- [THE TASK]
Begin with the line holding "Generate a web", end with the line holding "['#00B050', '#558ED5', '#C00000', '#A6A6AB'];", and repeat every line in between exactly, without pictures.

INPUT MATERIAL start

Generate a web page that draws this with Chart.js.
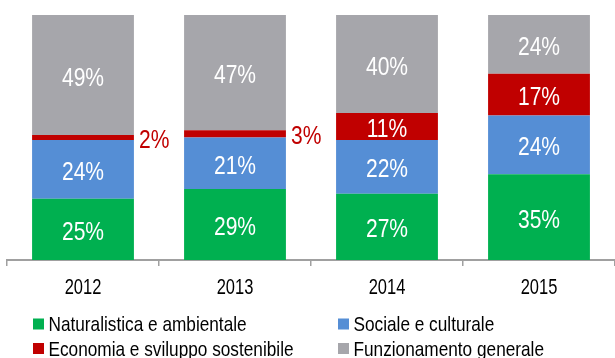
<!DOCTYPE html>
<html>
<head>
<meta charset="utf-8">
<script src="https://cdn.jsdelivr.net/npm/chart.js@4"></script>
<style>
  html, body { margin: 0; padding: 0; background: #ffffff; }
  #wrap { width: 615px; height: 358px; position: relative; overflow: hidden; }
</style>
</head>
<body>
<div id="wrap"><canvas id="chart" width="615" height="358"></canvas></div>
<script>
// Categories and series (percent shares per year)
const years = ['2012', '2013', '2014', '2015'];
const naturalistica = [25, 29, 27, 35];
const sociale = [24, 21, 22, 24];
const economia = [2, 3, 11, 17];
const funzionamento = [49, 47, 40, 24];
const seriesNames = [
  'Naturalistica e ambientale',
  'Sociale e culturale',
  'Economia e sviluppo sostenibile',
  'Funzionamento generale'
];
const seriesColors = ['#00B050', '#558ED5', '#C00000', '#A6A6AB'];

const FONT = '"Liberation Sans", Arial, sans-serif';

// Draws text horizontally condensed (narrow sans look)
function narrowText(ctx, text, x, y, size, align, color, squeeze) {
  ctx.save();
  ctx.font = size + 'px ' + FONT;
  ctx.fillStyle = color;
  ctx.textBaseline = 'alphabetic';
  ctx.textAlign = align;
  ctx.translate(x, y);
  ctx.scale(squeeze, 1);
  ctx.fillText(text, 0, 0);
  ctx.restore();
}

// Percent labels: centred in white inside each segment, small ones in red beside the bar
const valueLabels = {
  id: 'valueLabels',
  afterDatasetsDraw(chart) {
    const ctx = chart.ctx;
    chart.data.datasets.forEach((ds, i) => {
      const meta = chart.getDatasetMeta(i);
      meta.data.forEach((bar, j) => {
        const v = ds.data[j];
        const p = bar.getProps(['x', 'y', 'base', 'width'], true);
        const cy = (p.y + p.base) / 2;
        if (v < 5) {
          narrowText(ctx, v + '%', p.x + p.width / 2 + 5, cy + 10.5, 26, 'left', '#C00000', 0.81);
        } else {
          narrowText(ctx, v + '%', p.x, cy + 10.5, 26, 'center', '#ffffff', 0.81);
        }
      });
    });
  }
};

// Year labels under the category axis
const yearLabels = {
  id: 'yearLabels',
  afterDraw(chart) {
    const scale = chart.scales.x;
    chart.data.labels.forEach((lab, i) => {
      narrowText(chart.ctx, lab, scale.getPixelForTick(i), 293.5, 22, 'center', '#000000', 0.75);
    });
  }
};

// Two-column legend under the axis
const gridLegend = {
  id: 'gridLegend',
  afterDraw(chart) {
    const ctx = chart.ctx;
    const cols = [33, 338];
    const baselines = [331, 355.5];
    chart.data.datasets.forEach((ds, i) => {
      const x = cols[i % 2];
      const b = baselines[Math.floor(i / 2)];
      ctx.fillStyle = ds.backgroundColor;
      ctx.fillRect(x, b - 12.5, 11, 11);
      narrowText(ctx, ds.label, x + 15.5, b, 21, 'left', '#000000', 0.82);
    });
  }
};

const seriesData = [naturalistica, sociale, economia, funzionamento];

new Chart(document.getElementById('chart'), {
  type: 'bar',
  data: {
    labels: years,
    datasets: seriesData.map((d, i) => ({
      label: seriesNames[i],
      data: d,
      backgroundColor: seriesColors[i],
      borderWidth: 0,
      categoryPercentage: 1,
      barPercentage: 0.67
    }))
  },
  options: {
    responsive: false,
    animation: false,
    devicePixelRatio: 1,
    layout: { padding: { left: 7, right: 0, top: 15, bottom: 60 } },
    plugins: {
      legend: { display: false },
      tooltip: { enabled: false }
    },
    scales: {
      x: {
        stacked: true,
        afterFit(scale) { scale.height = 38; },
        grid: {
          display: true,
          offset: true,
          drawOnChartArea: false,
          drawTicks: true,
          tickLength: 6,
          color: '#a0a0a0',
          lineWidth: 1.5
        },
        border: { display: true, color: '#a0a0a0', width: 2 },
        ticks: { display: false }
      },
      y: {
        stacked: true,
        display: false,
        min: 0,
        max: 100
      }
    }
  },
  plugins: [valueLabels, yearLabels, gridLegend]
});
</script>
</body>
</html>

INPUT MATERIAL end
INPUT MATERIAL start

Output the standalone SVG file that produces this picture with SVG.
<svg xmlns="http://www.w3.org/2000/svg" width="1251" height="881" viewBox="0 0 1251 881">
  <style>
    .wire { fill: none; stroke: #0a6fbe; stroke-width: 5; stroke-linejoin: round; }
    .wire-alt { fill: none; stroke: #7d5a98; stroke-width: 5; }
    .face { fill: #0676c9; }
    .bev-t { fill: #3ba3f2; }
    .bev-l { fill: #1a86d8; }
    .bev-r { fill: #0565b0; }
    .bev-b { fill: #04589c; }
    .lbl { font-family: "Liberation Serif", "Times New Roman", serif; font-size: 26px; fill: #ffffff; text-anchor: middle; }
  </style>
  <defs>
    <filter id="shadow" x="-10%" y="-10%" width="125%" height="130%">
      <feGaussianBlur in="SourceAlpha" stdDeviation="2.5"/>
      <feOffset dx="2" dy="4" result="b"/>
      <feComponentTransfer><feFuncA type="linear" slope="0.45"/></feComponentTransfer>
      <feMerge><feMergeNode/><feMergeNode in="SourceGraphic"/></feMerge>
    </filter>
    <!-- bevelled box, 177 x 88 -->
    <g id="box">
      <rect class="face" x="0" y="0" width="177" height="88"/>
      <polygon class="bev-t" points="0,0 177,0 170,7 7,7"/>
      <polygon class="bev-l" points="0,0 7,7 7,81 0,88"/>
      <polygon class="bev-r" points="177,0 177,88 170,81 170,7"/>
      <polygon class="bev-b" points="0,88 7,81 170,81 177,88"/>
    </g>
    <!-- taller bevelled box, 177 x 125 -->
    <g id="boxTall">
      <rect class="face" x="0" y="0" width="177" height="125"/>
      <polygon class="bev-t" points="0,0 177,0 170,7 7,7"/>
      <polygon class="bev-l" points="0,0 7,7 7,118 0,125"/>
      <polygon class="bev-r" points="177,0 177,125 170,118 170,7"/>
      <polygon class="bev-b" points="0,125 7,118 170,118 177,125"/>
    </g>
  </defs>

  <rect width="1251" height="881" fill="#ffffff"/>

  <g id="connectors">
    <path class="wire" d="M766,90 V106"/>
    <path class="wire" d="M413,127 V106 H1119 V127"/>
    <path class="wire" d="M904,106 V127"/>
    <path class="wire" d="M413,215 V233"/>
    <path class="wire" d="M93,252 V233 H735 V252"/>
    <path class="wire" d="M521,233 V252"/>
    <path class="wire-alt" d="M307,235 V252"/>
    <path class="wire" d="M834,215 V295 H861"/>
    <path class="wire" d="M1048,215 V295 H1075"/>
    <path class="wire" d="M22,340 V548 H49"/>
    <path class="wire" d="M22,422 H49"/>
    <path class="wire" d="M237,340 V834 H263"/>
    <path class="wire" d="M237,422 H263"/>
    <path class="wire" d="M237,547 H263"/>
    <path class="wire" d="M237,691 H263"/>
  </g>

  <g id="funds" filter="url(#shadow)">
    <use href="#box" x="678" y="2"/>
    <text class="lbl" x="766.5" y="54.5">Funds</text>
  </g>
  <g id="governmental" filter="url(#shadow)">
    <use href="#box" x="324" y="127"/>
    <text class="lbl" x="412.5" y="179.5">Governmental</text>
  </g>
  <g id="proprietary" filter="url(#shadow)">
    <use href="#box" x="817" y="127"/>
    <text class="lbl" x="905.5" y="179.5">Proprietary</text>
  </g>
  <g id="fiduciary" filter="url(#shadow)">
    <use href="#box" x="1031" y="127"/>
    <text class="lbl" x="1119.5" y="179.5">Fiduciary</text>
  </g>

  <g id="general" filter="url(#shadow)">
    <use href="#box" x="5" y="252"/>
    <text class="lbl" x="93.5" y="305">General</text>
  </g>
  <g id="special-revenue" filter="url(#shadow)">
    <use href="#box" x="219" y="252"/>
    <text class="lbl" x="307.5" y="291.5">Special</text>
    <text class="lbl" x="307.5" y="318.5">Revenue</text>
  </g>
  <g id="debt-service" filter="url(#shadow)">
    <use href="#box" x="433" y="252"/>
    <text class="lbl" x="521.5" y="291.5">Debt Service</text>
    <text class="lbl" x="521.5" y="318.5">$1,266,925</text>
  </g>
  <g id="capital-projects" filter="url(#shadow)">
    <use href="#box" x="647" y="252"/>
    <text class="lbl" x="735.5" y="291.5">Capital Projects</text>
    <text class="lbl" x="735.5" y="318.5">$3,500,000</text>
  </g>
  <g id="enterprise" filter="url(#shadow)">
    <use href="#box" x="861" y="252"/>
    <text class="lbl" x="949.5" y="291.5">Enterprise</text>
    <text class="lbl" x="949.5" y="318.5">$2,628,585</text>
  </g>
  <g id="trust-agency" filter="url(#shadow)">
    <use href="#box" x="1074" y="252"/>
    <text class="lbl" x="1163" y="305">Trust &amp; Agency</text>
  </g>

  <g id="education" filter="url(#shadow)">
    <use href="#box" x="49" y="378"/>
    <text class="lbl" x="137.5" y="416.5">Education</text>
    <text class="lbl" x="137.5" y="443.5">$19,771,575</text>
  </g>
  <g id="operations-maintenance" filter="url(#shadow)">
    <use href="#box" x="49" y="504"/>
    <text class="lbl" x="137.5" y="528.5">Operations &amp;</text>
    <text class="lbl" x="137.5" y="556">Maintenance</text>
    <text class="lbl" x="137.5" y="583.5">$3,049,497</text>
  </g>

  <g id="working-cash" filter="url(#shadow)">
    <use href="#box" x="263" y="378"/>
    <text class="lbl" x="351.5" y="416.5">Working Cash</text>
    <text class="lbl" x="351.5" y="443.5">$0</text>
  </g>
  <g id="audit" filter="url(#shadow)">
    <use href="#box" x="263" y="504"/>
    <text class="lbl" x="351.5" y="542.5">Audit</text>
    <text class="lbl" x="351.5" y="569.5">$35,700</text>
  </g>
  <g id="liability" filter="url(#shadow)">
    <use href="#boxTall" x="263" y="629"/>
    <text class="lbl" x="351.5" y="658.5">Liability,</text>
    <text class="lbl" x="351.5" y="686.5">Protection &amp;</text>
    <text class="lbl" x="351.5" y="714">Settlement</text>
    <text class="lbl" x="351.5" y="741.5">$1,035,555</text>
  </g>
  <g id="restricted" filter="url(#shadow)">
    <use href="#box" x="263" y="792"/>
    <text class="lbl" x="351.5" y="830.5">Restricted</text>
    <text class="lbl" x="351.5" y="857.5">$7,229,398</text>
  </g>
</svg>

INPUT MATERIAL end

- [RESULT OF THIS TASK]
Generate a web page that draws this with Chart.js.
<!DOCTYPE html>
<html>
<head>
<meta charset="utf-8">
<script src="https://cdn.jsdelivr.net/npm/chart.js@4"></script>
<style>
  html, body { margin: 0; padding: 0; background: #ffffff; }
  #wrap { width: 615px; height: 358px; position: relative; overflow: hidden; }
</style>
</head>
<body>
<div id="wrap"><canvas id="chart" width="615" height="358"></canvas></div>
<script>
// Categories and series (percent shares per year)
const years = ['2012', '2013', '2014', '2015'];
const naturalistica = [25, 29, 27, 35];
const sociale = [24, 21, 22, 24];
const economia = [2, 3, 11, 17];
const funzionamento = [49, 47, 40, 24];
const seriesNames = [
  'Naturalistica e ambientale',
  'Sociale e culturale',
  'Economia e sviluppo sostenibile',
  'Funzionamento generale'
];
const seriesColors = ['#00B050', '#558ED5', '#C00000', '#A6A6AB'];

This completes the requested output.